Thursday, June 05, 2014

The curious case of Bob Bergdahl’s apparent tweet to the Taliban

(L-R) Jami Bergdahl smiles as she and her husband, Bob Bergdahl, join U.S. President Barack Obama for a statement about the release of their son, prisoner of war U.S. Army Sergeant Bowe Bergdahl, in the Rose Garden at the White House in Washington May 31, 2014. Obama, flanked by the parents of Army Sergeant Bowe Bergdahl, a U.S. soldier who is being released after being held for nearly five years by the Taliban, said in the White House Rose Garden on Saturday that the United States has an
Jani and Bob Bergdahl joined President Obama in the Rose Garden on Saturday for a statement about the release of their prisoner-of-war son. (REUTERS/Jonathan Ernst)
Since Army Sgt. Bowe Bergdahl was captured in the mountains of Afghanistan in 2009, his father had become an expert on Guantanamo Bay’s detainees. It was out of necessity, because the Taliban demanded that the United States free prisoners from Guantanamo in exchange for Bergdahl.
“No family in the United States understands the detainee issue like ours,” Robert Bergdahl said in a 2011 plea to his son’s captors.
So it wasn’t entirely unusual when Bergdahl apparently published a tweet last week about Guantanamo’s detainees. Except this tweet was directed at a Taliban spokesman. And it came just four days before it was announced that his son was finally being released.

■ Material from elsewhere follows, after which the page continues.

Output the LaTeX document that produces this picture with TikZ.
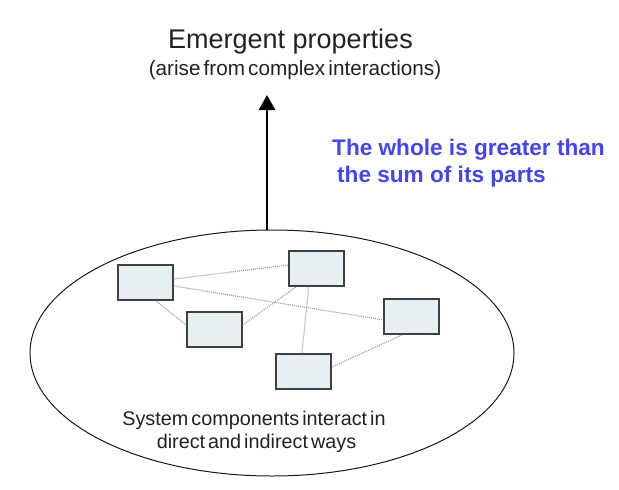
\documentclass[tikz,border=0pt]{standalone}
\usepackage{fontspec}
\setmainfont{Liberation Sans}
\newfontfamily\tightfont[WordSpace=0.55]{Liberation Sans}
\usetikzlibrary{arrows.meta,shapes.geometric}
\definecolor{boxfill}{RGB}{230,240,242}
\definecolor{boxline}{RGB}{64,64,64}
\definecolor{bluetext}{RGB}{68,68,240}
\definecolor{darktext}{RGB}{34,34,34}
\begin{document}
\begin{tikzpicture}[x=1pt,y=-1pt,
  comp/.style={draw=boxline,line width=1.4pt,fill=boxfill,minimum width=55pt,minimum height=35pt,inner sep=0pt},
  link/.style={draw=gray!80,dash pattern=on 1pt off 1pt,line width=1.1pt},
  lbl/.style={anchor=base,inner sep=0pt,text=darktext},
  bluelbl/.style={anchor=base west,inner sep=0pt,text=bluetext,font=\fontsize{22.6}{26}\selectfont\bfseries}]
\useasboundingbox (0,0) rectangle (619,490);
\fill[white] (0,0) rectangle (619,490);
% system ellipse
\node[ellipse,draw=black!90,line width=1pt,minimum width=484pt,minimum height=246pt,inner sep=0pt] (sys) at (272,353) {};
% components
\node[comp] (A) at (145.5,282.5) {};
\node[comp] (B) at (316.5,268.5) {};
\node[comp] (C) at (214.5,329.5) {};
\node[comp] (D) at (411.5,316.5) {};
\node[comp] (E) at (303.5,371.5) {};
% links
\draw[link] (A.7) -- (B.173);
\draw[link] (A.-7) -- (D.187);
\draw[link] (A.-61) -- (C.171);
\draw[link] (C.9) -- (B.-138);
\draw[link] (B.-113) -- (E.95);
\draw[link] (E.9) -- (D.-116);
% arrow
\coordinate (tip) at (267,95);
\draw[line width=2.5pt,-{Triangle[length=15pt,width=16pt]}] (sys.north -| tip) -- (tip);
% texts
\node[lbl,font=\fontsize{27}{31}\selectfont] (title) at (290.5,48) {Emergent properties};
\node[lbl,font=\tightfont\fontsize{20.7}{24}\selectfont] (sub) at (295,75) {(arise from complex interactions)};
\node[bluelbl] (wh1) at (332,155) {The whole is greater than};
\node[bluelbl] (wh2) at (337,182) {the sum of its parts};
\node[lbl,font=\tightfont\fontsize{19.8}{23}\selectfont] (sc1) at (254,425) {System components interact in};
\node[lbl,font=\tightfont\fontsize{19.8}{23}\selectfont] (sc2) at (256.5,448) {direct and indirect ways};
\end{tikzpicture}
\end{document}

“I am still working to free all Guantanamo prisoners,” the tweet said, according to various screen grabs. The tweet was subsequently deleted. “God will repay for the death of every Afghan child, ameen.”
The elation over the release of America’s only prisoner of war has mixed with questions about the circumstances of his disappearance — and the cost of his return.
The recent tweet has only fanned those flames in some quarters.